What types should be used for iterator::reference and const_iterator::reference?

If you want to find out what type you should assign to your iterator traits (iterator::reference, iterator::pointer, etc) you can try and mimic what std::vector does, the following program when compiled will tell you everything you need to know (live demo)

#include <vector>

template <typename...>
struct WhichType;

int main() {
    auto vec = std::vector<int>{};
    WhichType<typename decltype(vec.begin())::difference_type>{};
    WhichType<typename decltype(vec.begin())::value_type>{};
    WhichType<typename decltype(vec.begin())::pointer>{};
    WhichType<typename decltype(vec.begin())::reference>{};
    WhichType<typename decltype(vec.begin())::iterator_category>{};

    WhichType<typename decltype(vec.cbegin())::difference_type>{};
    WhichType<typename decltype(vec.cbegin())::value_type>{};
    WhichType<typename decltype(vec.cbegin())::pointer>{};
    WhichType<typename decltype(vec.cbegin())::reference>{};
    WhichType<typename decltype(vec.cbegin())::iterator_category>{};
}

what types should be returned by operator* for iterator, const iterator and const_iterator?

operator* for regular non const_ iterators should return a mutable reference to the underlying type, there is no ambiguity there if the semantics of the container allow that. For example std::map iterators return const references to the key type, because the key should not be modified in a std::map (see https://stackoverflow.com/a/32510343/5501675)

const iterator conveys the same meaning that T* const, const std::unique_ptr<int> do, they represent const pointers to non const data. So you can use the pointer to modify the data they point to, but you cannot modify the pointer itself. In this case the iterator acts like a pointer. So you cannot modify the iterator, but you can modify what the iterator points to (live demo)

As a consequence of the iterator being const you cannot call the operator++() (or the preincrement operator) to advance the iterator to the next position. You cannot do this because the method is not const. Because of this most code never uses iterators that are const themself. You are better off using a const reference to the underlying type.
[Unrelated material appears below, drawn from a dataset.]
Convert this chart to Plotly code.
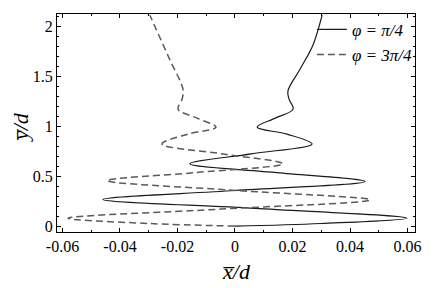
import plotly.graph_objects as go

# Trajectory phi = pi/4 (solid)
x_pi4 = [0.000, 0.030, 0.0598, 0.007, -0.0459, 0.000, 0.0452, 0.0146, -0.0157, 0.0056,
         0.0268, 0.0181, 0.0077, 0.0140, 0.0202, 0.0188, 0.0184, 0.0226, 0.0271, 0.0303]
y_pi4 = [0.000, 0.026, 0.079, 0.178, 0.267, 0.356, 0.446, 0.535, 0.624, 0.723,
         0.822, 0.920, 0.990, 1.080, 1.170, 1.270, 1.350, 1.570, 1.810, 2.110]

# Trajectory phi = 3pi/4 (dashed)
x_3pi4 = [0.000, -0.030, -0.0581, -0.005, 0.0470, 0.001, -0.0445, -0.0140, 0.0167, -0.0045,
          -0.0254, -0.0164, -0.0066, -0.0132, -0.0198, -0.0184, -0.0181, -0.0226, -0.0296]
y_3pi4 = [0.000, 0.026, 0.079, 0.170, 0.262, 0.356, 0.455, 0.535, 0.624, 0.723,
          0.822, 0.920, 0.990, 1.080, 1.170, 1.270, 1.370, 1.660, 2.110]

series_names = ["<i>φ = π/4</i>", "<i>φ = 3π/4</i>"]

x_tickvals = [-0.06, -0.04, -0.02, 0, 0.02, 0.04, 0.06]
x_ticktext = ["-0.06", "-0.04", "-0.02", "0", "0.02", "0.04", "0.06"]
y_tickvals = [0, 0.5, 1, 1.5, 2]
y_ticktext = ["0", "0.5", "1", "1.5", "2"]

x_title = "<i>x\u0305/d</i>"
y_title = "<i>y\u0305/d</i>"

SERIF = "Liberation Serif"

fig = go.Figure()
fig.add_trace(go.Scatter(
    x=x_pi4, y=y_pi4, mode="lines", name=series_names[0],
    line=dict(color="#1a1a1a", width=1.2, shape="spline", smoothing=1.0),
))
fig.add_trace(go.Scatter(
    x=x_3pi4, y=y_3pi4, mode="lines", name=series_names[1],
    line=dict(color="#5a5a5a", width=1.5, dash="7px,4px", shape="spline", smoothing=1.0),
))

axis_common = dict(
    showline=True, linecolor="black", linewidth=1, mirror="ticks",
    ticks="inside", ticklen=4, tickcolor="black", tickwidth=1,
    showgrid=False, zeroline=False,
    tickfont=dict(family=SERIF, size=16, color="black"),
)

# page body keeps an 8px margin, so the figure is sized to sit inside the window
fig.update_layout(
    width=428, height=280, autosize=False,
    margin=dict(l=49, r=21, t=4, b=56),
    paper_bgcolor="white", plot_bgcolor="white",
    font=dict(family=SERIF, color="black"),
    showlegend=True,
    legend=dict(
        x=0.712, xanchor="left", y=1.01, yanchor="top",
        bgcolor="rgba(0,0,0,0)", borderwidth=0,
        font=dict(family=SERIF, size=17, color="black"),
        itemwidth=30, tracegroupgap=0,
    ),
    xaxis=dict(
        range=[-0.0619, 0.0626], tickmode="array",
        tickvals=x_tickvals, ticktext=x_ticktext,
        minor=dict(tickmode="linear", tick0=0, dtick=0.01, ticks="inside",
                   ticklen=2, tickcolor="black", showgrid=False),
        **axis_common,
    ),
    yaxis=dict(
        range=[-0.059, 2.122], tickmode="array",
        tickvals=y_tickvals, ticktext=y_ticktext,
        minor=dict(tickmode="linear", tick0=0, dtick=0.1, ticks="inside",
                   ticklen=2, tickcolor="black", showgrid=False),
        **axis_common,
    ),
    annotations=[
        dict(text=x_title, xref="paper", yref="paper", x=0.5, y=-0.182,
             xanchor="center", yanchor="middle", showarrow=False,
             font=dict(family=SERIF, size=22, color="black")),
        dict(text=y_title, xref="paper", yref="paper", x=-0.1, y=0.482,
             xanchor="center", yanchor="middle", showarrow=False, textangle=-90,
             font=dict(family=SERIF, size=22, color="black")),
    ],
)

fig.write_html("out.html")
const_iterator is defined to solve the issue of iterators returning const references to the underlying type. So they return const references to the underlying type. Live demo

As to what typedefs it should have, the first code example when compiled should tell you that

does a const iterator allow mutable access to the underlying container?

Yes, if the container does. For example std::vector<int> does, whereas std::map<int, int> does not allow mutable access to its key types

Or should the definition of const_iterator::reference be T& without const?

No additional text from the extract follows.